Shiseido Co. aims to maintain annual sales growth of more than 20 percent in China by expanding distribution into inland provinces, the company said Tuesday.

Japan's biggest cosmetics maker plans to sell lipstick, skin cream and other products through another 1,700 stores, mainly in inland regions, during the next two years, up from 3,300 now, said Tatsuomi Takamori, head of Shiseido's Chinese business.

Shiseido is betting that expanding into new regions in China will help it maintain growth in the face of any slowdown in consumption. China retail sales grew 15.2 percent in the first two months of this year, the slowest pace in two years, but Shiseido is predicting the $15 billion cosmetic market will overtake that of Japan's in 2009.

"Consumption in China's inland areas won't likely be significantly hurt by the global recession because the government is ready to take all necessary measures," Takamori said.

Beijing last year announced a 4 trillion yuan ($585 billion) stimulus package to sustain economic growth.

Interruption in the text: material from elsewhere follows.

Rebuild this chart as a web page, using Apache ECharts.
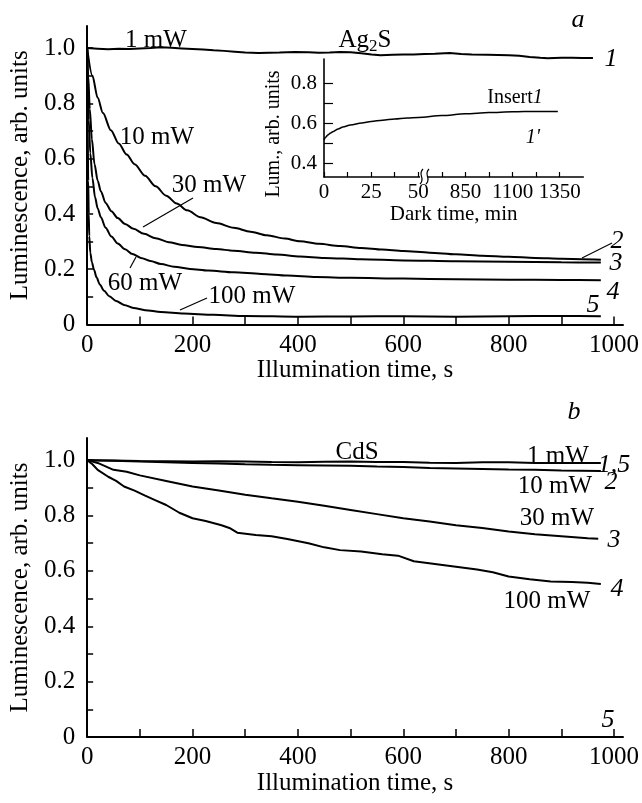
<!DOCTYPE html>
<html><head><meta charset="utf-8">
<script src="https://cdn.jsdelivr.net/npm/echarts@6/dist/echarts.min.js"></script>
<style>html,body{margin:0;padding:0;background:#fff}#c{width:642px;height:803px}</style>
</head><body><div id="c"></div>
<script>
const FONT = '"Liberation Serif", "Times New Roman", serif';

// ---------- Panel a: Ag2S  [illumination time (s), luminescence] ----------
const ag_1mW = [[0,1.0],[20,0.998],[40,0.996],[60,0.998],[80,0.997],[100,0.999],[120,1.0],[140,1.003],[160,1.001],[180,0.999],[200,0.997],[220,0.995],[240,0.992],[260,0.99],[280,0.987],[300,0.984],[325,0.982],[345,0.983],[365,0.984],[394,0.986],[420,0.985],[440,0.983],[460,0.984],[480,0.986],[500,0.985],[520,0.981],[540,0.977],[557,0.974],[580,0.976],[600,0.977],[620,0.977],[640,0.979],[660,0.98],[688,0.982],[710,0.979],[730,0.977],[760,0.976],[780,0.975],[800,0.974],[820,0.972],[840,0.968],[860,0.965],[874,0.963],[900,0.965],[920,0.965],[940,0.964],[960,0.964]];
const ag_10mW = [[0,1.0],[10,0.9],[20,0.82],[30,0.765],[45,0.703],[60,0.655],[75,0.615],[90,0.58],[110,0.538],[130,0.5],[150,0.466],[170,0.438],[190,0.413],[215,0.388],[245,0.367],[278,0.35],[310,0.336],[341,0.323],[375,0.311],[404,0.301],[440,0.292],[480,0.284],[520,0.277],[560,0.271],[600,0.266],[650,0.26],[700,0.254],[750,0.249],[800,0.245],[850,0.241],[900,0.238],[975,0.234]];
const ag_30mW = [[0,1.0],[2,0.9],[5,0.78],[9,0.67],[14,0.58],[20,0.52],[26,0.482],[35,0.44],[46,0.41],[58,0.385],[72,0.364],[88,0.346],[108,0.328],[130,0.312],[155,0.298],[180,0.288],[210,0.28],[245,0.273],[278,0.267],[320,0.26],[360,0.253],[404,0.246],[450,0.241],[520,0.236],[600,0.232],[700,0.229],[800,0.227],[900,0.225],[975,0.224]];
const ag_60mW = [[0,1.0],[1,0.88],[3,0.74],[6,0.62],[10,0.53],[15,0.46],[20,0.42],[26,0.388],[35,0.35],[46,0.318],[58,0.293],[72,0.272],[86,0.255],[102,0.241],[120,0.23],[140,0.219],[165,0.209],[195,0.201],[230,0.195],[278,0.189],[330,0.183],[380,0.177],[435,0.172],[500,0.169],[600,0.166],[700,0.164],[800,0.162],[900,0.161],[975,0.16]];
const ag_100mW = [[0,1.0],[0.5,0.85],[1,0.72],[2,0.52],[3,0.4],[4,0.32],[6,0.26],[9,0.225],[13,0.198],[18,0.17],[24,0.145],[32,0.122],[42,0.102],[55,0.085],[70,0.071],[88,0.06],[110,0.052],[140,0.045],[183,0.04],[240,0.035],[300,0.031],[404,0.028],[500,0.029],[600,0.03],[700,0.028],[800,0.03],[900,0.031],[975,0.03]];

// ---------- Inset: dark recovery  [dark time (min), luminescence] ----------
const insetDark = [[0,0.515],[1,0.53],[2,0.54],[3.5,0.55],[5,0.558],[7.5,0.57],[10,0.58],[14,0.59],[20,0.6],[25,0.608],[31,0.614],[37.5,0.62],[44,0.625],[50,0.628],[450,0.637],[850,0.646],[975,0.652],[1100,0.656],[1225,0.658],[1340,0.658]];
const insetTickMinutes = [0,25,50,850,1100,1350];

// ---------- Panel b: CdS  [illumination time (s), luminescence] ----------
const cds_1mW = [[0,1.0],[50,0.999],[100,0.997],[150,0.996],[200,0.995],[250,0.996],[300,0.995],[350,0.993],[400,0.992],[450,0.994],[500,0.995],[550,0.993],[600,0.993],[650,0.991],[700,0.99],[750,0.992],[800,0.992],[850,0.99],[900,0.99],[975,0.99]];
const cds_10mW = [[0,1.0],[50,0.998],[100,0.995],[150,0.992],[200,0.99],[250,0.988],[300,0.985],[350,0.983],[400,0.982],[450,0.981],[500,0.98],[550,0.977],[600,0.975],[650,0.972],[700,0.97],[750,0.968],[800,0.966],[850,0.965],[900,0.963],[975,0.961]];
const cds_30mW = [[0,1.0],[20,0.99],[50,0.965],[75,0.958],[100,0.945],[150,0.925],[200,0.905],[250,0.89],[300,0.875],[350,0.862],[400,0.85],[450,0.835],[500,0.82],[550,0.805],[600,0.79],[650,0.778],[700,0.765],[750,0.755],[800,0.742],[850,0.732],[900,0.725],[950,0.718],[970,0.716]];
const cds_100mW = [[0,1.0],[10,0.985],[20,0.965],[40,0.94],[55,0.925],[70,0.905],[90,0.89],[110,0.872],[130,0.855],[150,0.838],[175,0.81],[200,0.79],[225,0.78],[255,0.765],[270,0.755],[285,0.738],[320,0.73],[350,0.725],[380,0.715],[420,0.7],[450,0.685],[480,0.675],[520,0.67],[560,0.66],[590,0.655],[620,0.635],[660,0.625],[700,0.615],[740,0.605],[770,0.595],[800,0.58],[840,0.57],[880,0.562],[920,0.56],[950,0.557],[975,0.553]];
const cds_5 = [[0,0],[975,0]];

const xTicks = [0,100,200,300,400,500,600,700,800,900,1000];
const xLabels = [0,200,400,600,800,1000];
const yTicks = [0,0.1,0.2,0.3,0.4,0.5,0.6,0.7,0.8,0.9,1.0];
const yLabels = [0,0.2,0.4,0.6,0.8,1.0];

// broken inset time axis: 0-50 min linear, 50-850 compressed, 850+ at 1/10 scale
function darkToAxis(t){ return t <= 50 ? t : (t <= 850 ? 50 + (t-50)*25/800 : 75 + (t-850)/10); }
const insetTickPos = insetTickMinutes.map(darkToAxis);
const insetMinorTicks = [0,12.5,25,37.5,50,62.5,75,87.5,100,112.5,125];

const chart = echarts.init(document.getElementById('c'), null, {renderer:'canvas'});

function mainX(gi){
  return {type:'value', gridIndex:gi, min:0, max:1017,
    axisLine:{show:true, onZero:false, lineStyle:{color:'#000', width:2}},
    axisTick:{show:true, inside:true, length:8, lineStyle:{color:'#000', width:1.5}, customValues:xTicks},
    axisLabel:{show:true, customValues:xLabels, color:'#000', fontFamily:FONT, fontSize:25, margin:8,
      formatter: v => String(Math.round(v))},
    splitLine:{show:false},
    name:'Illumination time, s', nameLocation:'middle', nameGap:33,
    nameTextStyle:{color:'#000', fontFamily:FONT, fontSize:25}};
}
function mainY(gi){
  return {type:'value', gridIndex:gi, min:0, max:1.08,
    axisLine:{show:true, onZero:false, lineStyle:{color:'#000', width:2}},
    axisTick:{show:true, inside:true, length:6, lineStyle:{color:'#000', width:1.5}, customValues:yTicks},
    axisLabel:{show:true, customValues:yLabels, color:'#000', fontFamily:FONT, fontSize:25, margin:12,
      formatter: v => (Math.abs(v) < 1e-9 ? '0' : Number(v).toFixed(1))},
    splitLine:{show:false},
    name:'Luminescence, arb. units', nameLocation:'middle', nameGap:52,
    nameTextStyle:{color:'#000', fontFamily:FONT, fontSize:25}};
}
function line(data, xi, yi, w, smooth){
  return {type:'line', xAxisIndex:xi, yAxisIndex:yi, data:data, showSymbol:false, symbol:'none',
    smooth: smooth ? 0.3 : false, smoothMonotone: smooth ? 'x' : undefined,
    lineStyle:{color:'#000', width:w}, animation:false, silent:true};
}
function txt(x, y, text, size, italic, extra){
  return Object.assign({type:'text', x:x, y:y, silent:true, style:{text:text, fill:'#000', fontFamily:FONT, fontSize:size,
    fontStyle: italic ? 'italic' : 'normal', align:'center', verticalAlign:'middle'}}, extra || {});
}
function seg(x1,y1,x2,y2,w){
  return {type:'line', silent:true, shape:{x1,y1,x2,y2}, style:{stroke:'#000', lineWidth:w||1.2}};
}

const option = {
  backgroundColor:'#fff',
  animation:false,
  grid:[
    {left:86, top:26, width:539, height:298.5},
    {left:86, top:438, width:539, height:299},
    {left:324, top:59, width:259.3, height:118}
  ],
  xAxis:[mainX(0), mainX(1),
    {type:'value', gridIndex:2, min:0, max:137.5,
      axisLine:{show:true, onZero:false, lineStyle:{color:'#000', width:1.6}},
      axisTick:{show:true, inside:true, length:5, lineStyle:{color:'#000', width:1.2}, customValues:insetMinorTicks},
      axisLabel:{show:true, customValues:insetTickPos, color:'#000', fontFamily:FONT, fontSize:21, margin:5,
        formatter: v => { const i = insetTickPos.findIndex(p => Math.abs(p - v) < 1e-6); return i >= 0 ? String(insetTickMinutes[i]) : ''; }},
      splitLine:{show:false},
      name:'Dark time, min', nameLocation:'middle', nameGap:20,
      nameTextStyle:{color:'#000', fontFamily:FONT, fontSize:21}}
  ],
  yAxis:[mainY(0), mainY(1),
    {type:'value', gridIndex:2, min:0.33, max:0.92,
      axisLine:{show:true, onZero:false, lineStyle:{color:'#000', width:1.6}},
      axisTick:{show:true, inside:true, length:9, lineStyle:{color:'#000', width:1.2}, customValues:[0.4,0.5,0.6,0.7,0.8]},
      axisLabel:{show:true, customValues:[0.4,0.6,0.8], color:'#000', fontFamily:FONT, fontSize:21, margin:7,
        formatter: v => Number(v).toFixed(1)},
      splitLine:{show:false}}
  ],
  series:[
    line(ag_1mW,0,0,2,false),
    line(ag_10mW,0,0,2,true),
    line(ag_30mW,0,0,2,true),
    line(ag_60mW,0,0,2,true),
    line(ag_100mW,0,0,2,true),
    line(insetDark.map(p => [darkToAxis(p[0]), p[1]]),2,2,1.5,true),
    line(cds_1mW,1,1,2,false),
    line(cds_10mW,1,1,2,false),
    line(cds_30mW,1,1,2,false),
    line(cds_100mW,1,1,2,false),
    line(cds_5,1,1,2,false)
  ],
  graphic:[
    // panel a
    txt(578,20,'a',26,true),
    txt(156,40,'1 mW',25,false),
    {type:'text', x:365, y:40, silent:true, style:{text:'{n|Ag}{s|2}{n|S}', fill:'#000', align:'center', verticalAlign:'middle',
      rich:{n:{fontFamily:FONT, fontSize:25, fill:'#000'}, s:{fontFamily:FONT, fontSize:17, fill:'#000', padding:[14,0,0,0]}}}},
    txt(611,59,'1',26,true),
    txt(157,137,'10 mW',25,false),
    txt(209,185,'30 mW',25,false),
    seg(193,198,143,227),
    txt(145,283,'60 mW',25,false),
    seg(130,268,136,257),
    txt(252,296,'100 mW',25,false),
    seg(207,298,180,310),
    txt(617,241,'2',26,true),
    seg(612,243,582,258),
    txt(616,263,'3',26,true),
    txt(613,292,'4',26,true),
    txt(593,305,'5',26,true),
    // inset
    {type:'text', x:515, y:98, silent:true, style:{text:'{n|Insert}{i|1}', fill:'#000', align:'center', verticalAlign:'middle',
      rich:{n:{fontFamily:FONT, fontSize:20, fill:'#000'}, i:{fontFamily:FONT, fontSize:20, fontStyle:'italic', fill:'#000'}}}},
    txt(533,138,"1'",20,true),
    txt(274,134,'Lum., arb. units',20,false,{rotation:Math.PI/2}),
    {type:'rect', silent:true, z:100, shape:{x:420, y:174, width:8, height:6}, style:{fill:'#fff'}},
    {type:'bezierCurve', silent:true, z:101, shape:{x1:423,y1:169,cpx1:417,cpy1:175,cpx2:426,cpy2:178,x2:420,y2:184}, style:{stroke:'#000', lineWidth:1.2, fill:null}},
    {type:'bezierCurve', silent:true, z:101, shape:{x1:429,y1:169,cpx1:423,cpy1:175,cpx2:432,cpy2:178,x2:426,y2:184}, style:{stroke:'#000', lineWidth:1.2, fill:null}},
    // panel b
    txt(574,412,'b',26,true),
    txt(357,452,'CdS',25,false),
    txt(558,456,'1 mW',25,false),
    txt(614,465,'1,5',26,true),
    txt(555,486,'10 mW',25,false),
    txt(611,482,'2',26,true),
    txt(557,518,'30 mW',25,false),
    txt(614,540,'3',26,true),
    txt(547,601,'100 mW',25,false),
    txt(617,589,'4',26,true),
    txt(608,720,'5',26,true)
  ]
};
chart.setOption(option);
</script></body></html>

Shiseido's China sales gained about 30 percent in 2007 to ¥60.6 billion. The company had "mid-20s" percentage growth last year and aims to maintain that this year, Takamori said, declining to provide yen figures.

The cosmetics maker, which until now has focused on selling luxury products through department stores in Beijing, Shanghai and other coastal cities, aims to broaden its lineup of locally made products as it expands into regional areas, Takamori said.

The expansion there may help offset falling sales at home, which have fallen for the four months through January.

On Jan. 29, Shiseido cut its net income forecast 17 percent to ¥30 billion for the year through March on weaker domestic sales and a stronger yen.